======== Collected material

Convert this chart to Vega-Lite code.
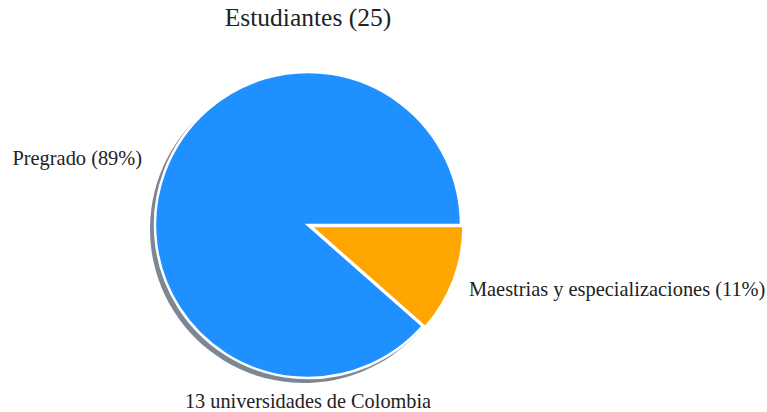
{
  "$schema": "https://vega.github.io/schema/vega-lite/v6.json",
  "autosize": "none",
  "width": 616,
  "height": 374,
  "padding": {"left": 0, "top": 38, "right": 151, "bottom": 0},
  "background": "white",
  "config": {"view": {"stroke": null}, "font": "Liberation Serif"},
  "title": {"text": "Estudiantes (25)", "fontSize": 25.5, "fontWeight": "normal", "font": "Liberation Serif", "color": "#222", "offset": 7, "anchor": "middle"},
  "layer": [
    {
      "data": {"values": [
        {"cat": "Maestrias", "value": 11.5, "label": "Maestrias y especializaciones (11%)"},
        {"cat": "Pregrado", "value": 88.5, "label": "Pregrado (89%)"}
      ]},
      "layer": [
        {
          "mark": {"type": "arc", "radius": 154, "fill": "#5d6878", "opacity": 0.8, "xOffset": -4, "yOffset": 4},
          "encoding": {
            "theta": {"field": "value", "type": "quantitative", "stack": true, "scale": {"range": [1.5708, 7.854]}},
            "order": {"field": "cat"}
          }
        },
        {
          "mark": {"type": "arc", "radius": 153, "stroke": "white", "strokeWidth": 2.5, "xOffset": {"expr": "datum.cat == 'Maestrias' ? 2.5 : 0"}, "yOffset": {"expr": "datum.cat == 'Maestrias' ? 1 : 0"}},
          "encoding": {
            "theta": {"field": "value", "type": "quantitative", "stack": true, "scale": {"range": [1.5708, 7.854]}},
            "order": {"field": "cat"},
            "color": {"field": "cat", "type": "nominal", "legend": null, "scale": {"domain": ["Maestrias", "Pregrado"], "range": ["#FFA500", "#1E90FF"]}}
          }
        },
        {
          "mark": {"type": "text", "radius": 172, "fontSize": 20.4, "color": "#222", "baseline": "middle", "align": {"expr": "datum.cat == 'Pregrado' ? 'right' : 'left'"}, "dx": {"expr": "datum.cat == 'Pregrado' ? -5 : 0"}, "dy": {"expr": "datum.cat == 'Pregrado' ? -5 : 4"}},
          "encoding": {
            "theta": {"field": "value", "type": "quantitative", "stack": true, "scale": {"range": [1.5708, 7.854]}},
            "order": {"field": "cat"},
            "text": {"field": "label"}
          }
        }
      ]
    },
    {
      "data": {"values": [{"t": "13 universidades de Colombia"}]},
      "mark": {"type": "text", "fontSize": 20.3, "color": "#222", "baseline": "middle", "align": "center", "x": {"expr": "width/2"}, "y": {"expr": "height-10"}},
      "encoding": {"text": {"field": "t"}}
    }
  ]
}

================

> Task description:
Reproduce the material word for word, minus the images.

> The result:
Convert this chart to Vega-Lite code.
{
  "$schema": "https://vega.github.io/schema/vega-lite/v6.json",
  "autosize": "none",
  "width": 616,
  "height": 374,
  "padding": {"left": 0, "top": 38, "right": 151, "bottom": 0},
  "background": "white",
  "config": {"view": {"stroke": null}, "font": "Liberation Serif"},
  "title": {"text": "Estudiantes (25)", "fontSize": 25.5, "fontWeight": "normal", "font": "Liberation Serif", "color": "#222", "offset": 7, "anchor": "middle"},
  "layer": [
    {
      "data": {"values": [
        {"cat": "Maestrias", "value": 11.5, "label": "Maestrias y especializaciones (11%)"},
        {"cat": "Pregrado", "value": 88.5, "label": "Pregrado (89%)"}
      ]},
      "layer": [
        {
          "mark": {"type": "arc", "radius": 154, "fill": "#5d6878", "opacity": 0.8, "xOffset": -4, "yOffset": 4},
          "encoding": {
            "theta": {"field": "value", "type": "quantitative", "stack": true, "scale": {"range": [1.5708, 7.854]}},
            "order": {"field": "cat"}
          }
        },
        {
          "mark": {"type": "arc", "radius": 153, "stroke": "white", "strokeWidth": 2.5, "xOffset": {"expr": "datum.cat == 'Maestrias' ? 2.5 : 0"}, "yOffset": {"expr": "datum.cat == 'Maestrias' ? 1 : 0"}},
          "encoding": {
            "theta": {"field": "value", "type": "quantitative", "stack": true, "scale": {"range": [1.5708, 7.854]}},
            "order": {"field": "cat"},
            "color": {"field": "cat", "type": "nominal", "legend": null, "scale": {"domain": ["Maestrias", "Pregrado"], "range": ["#FFA500", "#1E90FF"]}}
          }
        },
        {
          "mark": {"type": "text", "radius": 172, "fontSize": 20.4, "color": "#222", "baseline": "middle", "align": {"expr": "datum.cat == 'Pregrado' ? 'right' : 'left'"}, "dx": {"expr": "datum.cat == 'Pregrado' ? -5 : 0"}, "dy": {"expr": "datum.cat == 'Pregrado' ? -5 : 4"}},
          "encoding": {
            "theta": {"field": "value", "type": "quantitative", "stack": true, "scale": {"range": [1.5708, 7.854]}},
            "order": {"field": "cat"},
            "text": {"field": "label"}
          }
        }
      ]
    },
    {
      "data": {"values": [{"t": "13 universidades de Colombia"}]},
      "mark": {"type": "text", "fontSize": 20.3, "color": "#222", "baseline": "middle", "align": "center", "x": {"expr": "width/2"}, "y": {"expr": "height-10"}},
      "encoding": {"text": {"field": "t"}}
    }
  ]
}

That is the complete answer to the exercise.